As heart broken as I was, I knew this was the right place for us to be, I knew this was the right decision although I wouldn't have decided that myself. But amongst, moldy walls and california waves, through all the years together, I explored what my identity meant for me. This closeness allowed me to reach beyond what I knew love and romance to be, and enter paths that didn't always feel the most comfortable, but challenged me in all the best and most sezy ways.
I remember solo traveling one time and my friends 3rd cousin making a move on me. We were all watching movies in her dads bed and cuddling, because touch can also be innocent right? Well this was not. She was quite a bit younger than me, which made me organize her in my head as the 3rd cousin, showing me around, being nice. But when she turned around to kiss me, this lil argentine fling begun. Every night after that for the rest of the trip we had sex in her twin bed in the other room, her father soundly asleep. Her thong getting lost amongst the sheets, her dad hosting me and feeding us breakfast the next morning. Within that one week I met her grandparents, traveled via airplane with her family, went to a concert, and said goodbye dramatically at a bus station. She now is in college, thriving, with a partner, piercings, and probably still wearing a black thong....
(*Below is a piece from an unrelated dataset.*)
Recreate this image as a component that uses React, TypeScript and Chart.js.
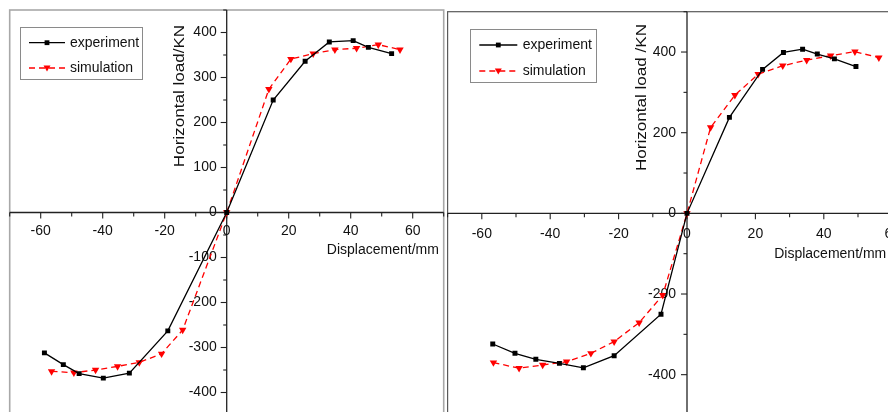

So although my first queer relationship did not last as long as I thought, It also lasted longer than I thought, and provided so much beauty in the form of understanding, trust, and partnership and friendship, something that often times in hetero dynamics, is hard to find. So for all those curious souls, listen to that voice, sit by a fire and find those hands drift to warmth, and don't be scared of a little black thong if it finds your way to you.